The scene is unusual, to say the least. A woman enters classroom 301 and interrupts Giovanni Tuzet’s lesson. She’s pointedly shaken. “It’s disgusting”, she says addressing the professor. He tries in vain to calm her down. She mutters some other words, screams “shame on you!” and after a minute walks out, slamming the door. Tuzet apologizes for the incident, students are upset and bewildered. They do not know they’re part of an experiment. They’ll find out later, during the same lesson, when Tuzet will ask them to write down what they saw and to answer five questions about what happened and the clothing of the lady, in reality an actress.

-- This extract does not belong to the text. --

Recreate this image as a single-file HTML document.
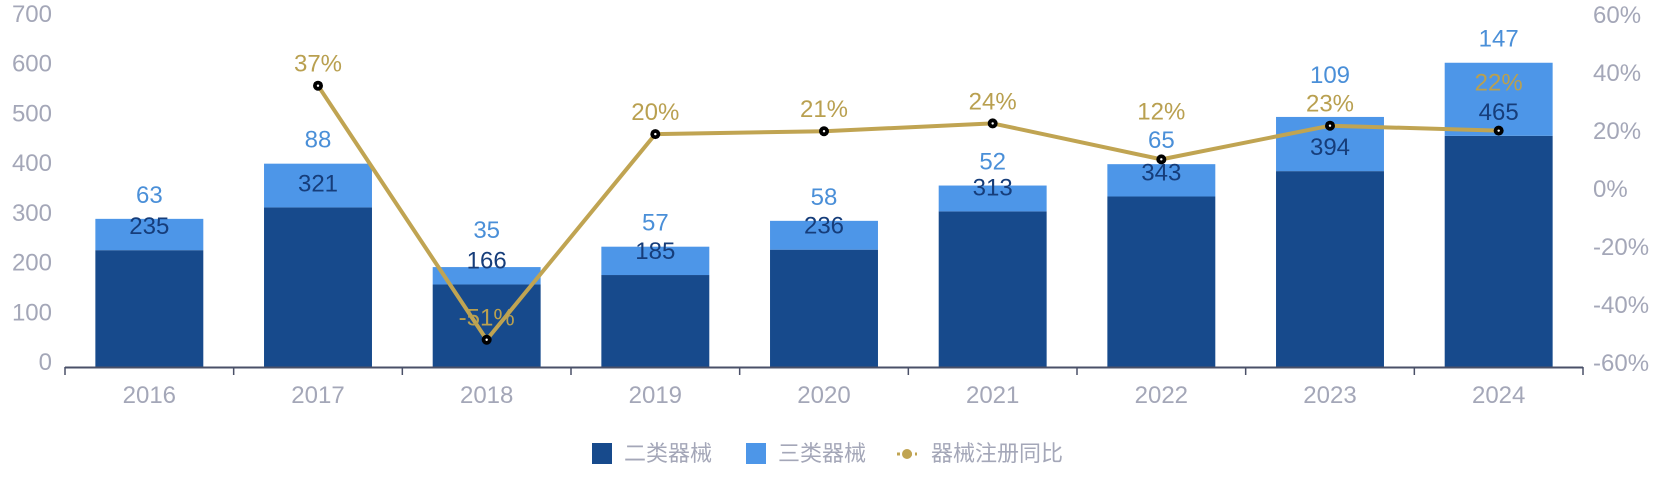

The incident turns the Legal Hermeneutics class into an experiment on the reliability of eyewitness testimony.
 
Tuzet’s course focuses on the relationship between laws and facts, with a strong interest in the delicate issue of witnesses. “Epistemology tell us that testimony is the most important source of knowledge we have”, he says. “Psychology, on the contrary, questions its value as a reliable source due to perceptual failures and the difficulty in reconstructing complex scenes”. Jurists stand in the middle trying to establish criteria for a correct taking and evaluation of the testimony. “Students need to develop a sensitivity to the issue. They do it more effectively when they have a first hand experience like the one they had in the classroom”.
 
The results of the experiment have been comforting: most of the students have reconstructed the events correctly both on the day of the incident and a month later, when Tuzet has proposed the same questionnaire again to test their memory of what happened. It got worse with the second test proposed by Tuzet to the classroom, patterned after a similar test conducted in Padua in the ’30s by the famous experimental psychologist Cesare Musatti. Tuzet showed the classroom a short film shot outside the university by students of the Gruppo Teatro Bocconi: the scene involves four people and ends in a fight and in the theft of an object. Students were advised to look carefully at the video, yet the error rate was quite high, perhaps because of the greater complexity of the scene compared to the previous one.
 
These experiments have shown how delicate is the issue of testimony. Some students have interpreted the scene according to stereotypes, others have reported non existent facts. Some students have mistakenly recognized their professor in one of the protagonists of the video just because both have beards, others have added irrelevant details. “And when a witness reveals irrelevant details a warning bell should ring: he may lie”. Tuzet’s work is uncommon. Legal studies traditionally focus on laws and verdicts, hands-on experiments are pretty rare. “We’re used to do the so called armchair philosophy”, Tuzet says. “Philosophical reflection is important, but we cannot ignore reality. These experiments contribute to answer burning questions about the value of the testimony”.